Building intellectual bridges
At the Berkman Center, Winer and Palfrey cautiously claim the new Weblogs at Harvard Law project to be the first blogging initiative at a major educational institution. Since Winer arrived from Silicon Valley in March, he’s been simultaneously educating the University about Weblogs and debugging his Manila software, which provides an easy-to-use interface for would-be bloggers. Weblogs at Harvard Law (blogs.law.harvard.edu) offers a Weblog to anyone – students, faculty, staff, alumni – with a harvard.edu e-mail address. The Berkman Center hosts the blogs on a dedicated server, provides software and support, and aggregates and ranks Harvard’s blogging activity to create a community of bloggers.

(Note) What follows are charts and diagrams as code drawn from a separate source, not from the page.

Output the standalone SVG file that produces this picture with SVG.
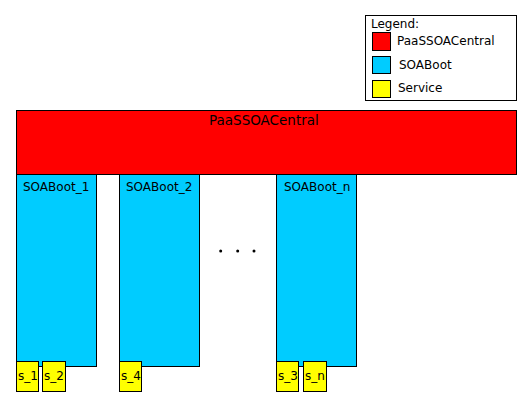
<svg xmlns="http://www.w3.org/2000/svg" width="532" height="407" viewBox="0 0 532 407">
<style>
rect{stroke:#000;stroke-width:1}
.c{fill:#FF0000}
.b{fill:#00CCFF}
.s{fill:#FFFF00}
.w{fill:#FFFFFF}
text{font-family:"DejaVu Sans",sans-serif;font-size:12px;fill:#000}
.big{font-size:13.5px}
</style>
<rect width="532" height="407" fill="#fff" style="stroke:none"/>
<g id="legend">
<rect class="w" x="365.5" y="15.5" width="151" height="85"/>
<text x="371" y="28">Legend:</text>
<rect class="c" x="372.5" y="32.5" width="18" height="18"/>
<text x="397" y="45">PaaSSOACentral</text>
<rect class="b" x="372.5" y="56.5" width="18" height="17"/>
<text x="399" y="69">SOABoot</text>
<rect class="s" x="372.5" y="80.5" width="18" height="17"/>
<text x="398" y="92">Service</text>
</g>
<g id="connectors"></g>
<g id="PaaSSOACentral">
<rect class="c" x="16.5" y="110.5" width="500" height="64"/>
<text class="big" x="209" y="124.5">PaaSSOACentral</text>
</g>
<g id="SOABoot_1">
<rect class="b" x="16.5" y="174.5" width="80" height="192"/>
<text x="23" y="191">SOABoot_1</text>
</g>
<g id="SOABoot_2">
<rect class="b" x="119.5" y="174.5" width="80" height="192"/>
<text x="126" y="191">SOABoot_2</text>
</g>
<g id="SOABoot_n">
<rect class="b" x="276.5" y="174.5" width="80" height="192"/>
<text x="284" y="191">SOABoot_n</text>
</g>
<g id="dots" fill="#000">
<circle cx="220.7" cy="251" r="1.5"/>
<circle cx="237.7" cy="251" r="1.5"/>
<circle cx="254" cy="251" r="1.5"/>
</g>
<g id="s_1"><rect class="s" x="16.5" y="361.5" width="22" height="30"/><text x="18" y="380">s_1</text></g>
<g id="s_2"><rect class="s" x="42.5" y="361.5" width="23" height="30"/><text x="44" y="380">s_2</text></g>
<g id="s_4"><rect class="s" x="119.5" y="361.5" width="22" height="30"/><text x="121" y="380">s_4</text></g>
<g id="s_3"><rect class="s" x="276.5" y="361.5" width="22" height="30"/><text x="278" y="380">s_3</text></g>
<g id="s_n"><rect class="s" x="303.5" y="361.5" width="23" height="30"/><text x="305" y="380">s_n</text></g>
</svg>
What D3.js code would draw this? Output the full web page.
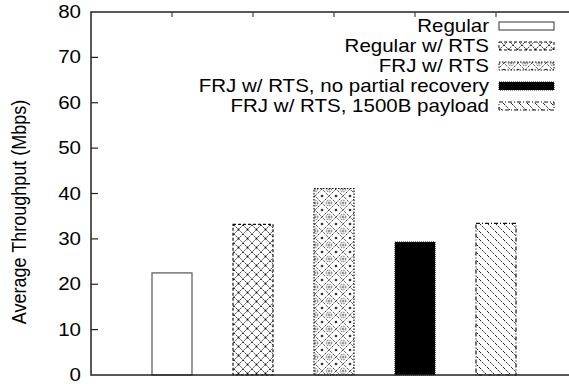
<!DOCTYPE html>
<html>
<head>
<meta charset="utf-8">
<script src="https://cdn.jsdelivr.net/npm/d3@7/dist/d3.min.js"></script>
<style>
  html, body { margin: 0; padding: 0; background: #fff; }
  svg { display: block; }
  text { font-family: "Liberation Sans", Arial, Helvetica, sans-serif; fill: #000; }
</style>
</head>
<body>
<svg id="chart" width="569" height="384"></svg>
<script>
// Throughput per configuration (Mbps)
const categories = [
  "Regular",
  "Regular w/ RTS",
  "FRJ w/ RTS",
  "FRJ w/ RTS, no partial recovery",
  "FRJ w/ RTS, 1500B payload"
];
const throughput = [22.5, 33.2, 41.1, 29.3, 33.4];
const yTicks = [0, 10, 20, 30, 40, 50, 60, 70, 80];
const yLabel = "Average Throughput (Mbps)";

// per-series look: fill pattern and outline dash
const fills = ["#fff", "url(#pat-cross)", "url(#pat-diamond)", "#000", "url(#pat-diag)"];
const dashes = [null, "3,2", "1.5,1.5", "1,1", "4,2,1,2"];

const FONT = 18;
const STRETCH = 1.14; // horizontal widening of the lettering
const svg = d3.select("#chart");
const margin = { left: 91, top: 12, bottom: 9 };
const W = 569, H = 384;
const plotRight = 577; // frame extends just past the canvas edge

const x = d3.scaleLinear().domain([0, categories.length + 1]).range([margin.left, plotRight]);
const y = d3.scaleLinear().domain([0, 80]).range([H - margin.bottom, margin.top]);
const barW = 40;

// ---- fill patterns ----
const defs = svg.append("defs");

// crosshatch of X's
const pc = defs.append("pattern").attr("id", "pat-cross")
  .attr("patternUnits", "userSpaceOnUse").attr("width", 9).attr("height", 9);
pc.append("rect").attr("width", 9).attr("height", 9).attr("fill", "#fff");
pc.append("path").attr("d", "M0,0L9,9M9,0L0,9")
  .attr("stroke", "#222").attr("stroke-width", 0.9).attr("stroke-dasharray", "2,1");
pc.append("circle").attr("cx", 4.5).attr("cy", 4.5).attr("r", 0.9).attr("fill", "#000");

// diamond lattice with small rings
const pd = defs.append("pattern").attr("id", "pat-diamond")
  .attr("patternUnits", "userSpaceOnUse").attr("width", 14).attr("height", 14);
pd.append("rect").attr("width", 14).attr("height", 14).attr("fill", "#fff");
pd.append("path").attr("d", "M0,7L7,0L14,7L7,14Z")
  .attr("fill", "none").attr("stroke", "#222").attr("stroke-width", 1).attr("stroke-dasharray", "1.2,1");
pd.append("circle").attr("cx", 7).attr("cy", 7).attr("r", 2.8)
  .attr("fill", "none").attr("stroke", "#333").attr("stroke-width", 0.9).attr("stroke-dasharray", "1,0.8");
pd.append("path").attr("d", "M7,5.5V8.5M5.5,7H8.5").attr("stroke", "#444").attr("stroke-width", 0.7);
[[0,0],[14,0],[0,14],[14,14]].forEach(([cx, cy]) =>
  pd.append("circle").attr("cx", cx).attr("cy", cy).attr("r", 1.3).attr("fill", "#333"));

// diagonal hatching, top-left to bottom-right
const pg = defs.append("pattern").attr("id", "pat-diag")
  .attr("patternUnits", "userSpaceOnUse").attr("width", 8).attr("height", 8);
pg.append("rect").attr("width", 8).attr("height", 8).attr("fill", "#fff");
pg.append("path").attr("d", "M0,0L8,8M-4,4L0,8M4,-4L12,4")
  .attr("stroke", "#222").attr("stroke-width", 1).attr("stroke-dasharray", "2,1.2");

// ---- bars ----
svg.append("g").selectAll("rect").data(throughput).join("rect")
  .attr("x", (d, i) => x(i + 1) - barW / 2)
  .attr("y", d => y(d))
  .attr("width", barW)
  .attr("height", d => y(0) - y(d))
  .attr("fill", (d, i) => fills[i])
  .attr("stroke", (d, i) => i === 0 ? "#555" : "#111")
  .attr("stroke-width", 1.2)
  .attr("stroke-dasharray", (d, i) => dashes[i]);

// ---- frame and ticks ----
const frame = svg.append("g");
frame.append("rect")
  .attr("x", margin.left).attr("y", margin.top)
  .attr("width", plotRight - margin.left).attr("height", y(0) - margin.top)
  .attr("fill", "none").attr("stroke", "#222").attr("stroke-width", 1.5);

// y ticks pointing inward
frame.selectAll(".yt").data(yTicks.slice(1, -1)).join("line")
  .attr("x1", margin.left).attr("x2", margin.left + 7)
  .attr("y1", d => y(d)).attr("y2", d => y(d))
  .attr("stroke", "#222").attr("stroke-width", 1.2);

// mirrored category ticks along the top edge
frame.selectAll(".xt").data(categories).join("line")
  .attr("x1", (d, i) => x(i + 1)).attr("x2", (d, i) => x(i + 1))
  .attr("y1", margin.top).attr("y2", margin.top + 5)
  .attr("stroke", "#444").attr("stroke-width", 1.2);

// horizontal text helper: anchored at (tx, ty), widened by STRETCH
function hText(g, tx, ty, anchor, str) {
  return g.append("text")
    .attr("transform", `translate(${tx},${ty}) scale(${STRETCH},1)`)
    .attr("text-anchor", anchor).attr("dominant-baseline", "central")
    .attr("font-size", FONT)
    .text(str);
}

// y tick labels
const yl = svg.append("g");
yTicks.forEach(t => hText(yl, 81, y(t), "end", t));

// y axis title
svg.append("text")
  .attr("transform", `translate(19,212) rotate(-90) scale(1,${STRETCH})`)
  .attr("text-anchor", "middle").attr("dominant-baseline", "central")
  .attr("font-size", FONT)
  .text(yLabel);

// ---- legend ----
const legend = svg.append("g");
const rowY = i => 26 + i * 20;
categories.forEach((c, i) => {
  hText(legend, 489, rowY(i), "end", c);
  legend.append("rect")
    .attr("x", 499).attr("y", rowY(i) - 4).attr("width", 55).attr("height", 8)
    .attr("fill", fills[i])
    .attr("stroke", i === 0 ? "#333" : "#111")
    .attr("stroke-width", 1)
    .attr("stroke-dasharray", dashes[i]);
});
</script>
</body>
</html>
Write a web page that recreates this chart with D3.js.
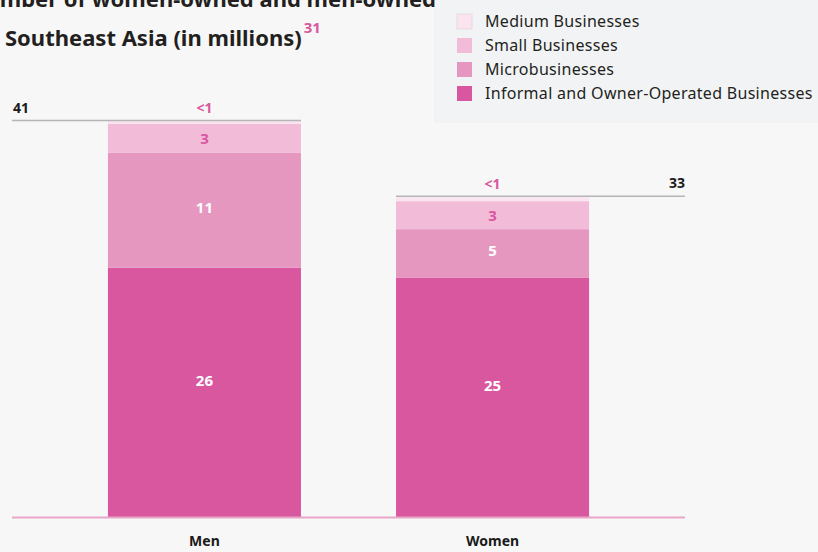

It’s the bright promise of creating intellectual community among Harvard’s discreet “tubs” that launched Weblogs at Harvard Law. The initiative arose, says Palfrey, from a conference the Berkman Center sponsored in November 2002 called “What Is Harvard’s Digital Identity?” At that conference, Provost Steven Hyman challenged the assembled deans, faculty members, and technology-forward administrators to harness the Internet to build intellectual bridges that would facilitate the flow of information and ideas between the University’s disparate schools and centers.
“There’s absolutely no doubt in my mind that Weblogs are the technology for doing exactly that,” Winer says. “It is an incredible medium for sharing ideas and information. There’s a big bright promise for the future.”
Early signs of success
With the Weblogs project in its infancy, not all early blogs on the Berkman Center server take an intellectual tack. Among the blogs probing technology, politics, and culture are pictures of a blogger’s dog, praise of the produce selection at the local Bread and Circus grocery store, and a rant about one blogger’s lousy mood.
“I want to be really careful not to claim victory before we have victory,” says Winer, acknowledging repeatedly that he’s just beginning to probe the promise of blogging at Harvard.
Still, Winer is convinced of blogs’ power to link at least some of Harvard’s distinct intellectual voices and ideas.
To him, success will be creative, interesting applications of blogging technology. As he spreads the gospel of blogs, such applications are springing up. From a recent talk at the Kennedy School, for instance, arose the idea of covering the next New Hampshire presidential primary elections from the perspectives of Harvard bloggers from around the University. At the ABCD meeting, a Graduate School of Education student describes his Weblog, which observes the vibrant blogging community in Iran.
Weblogs and the academy, which both trade in the currency of ideas and information, are natural partners, says Winer.
“The idea of having a laboratory like Harvard University for learning about this technology is incredible,” he says.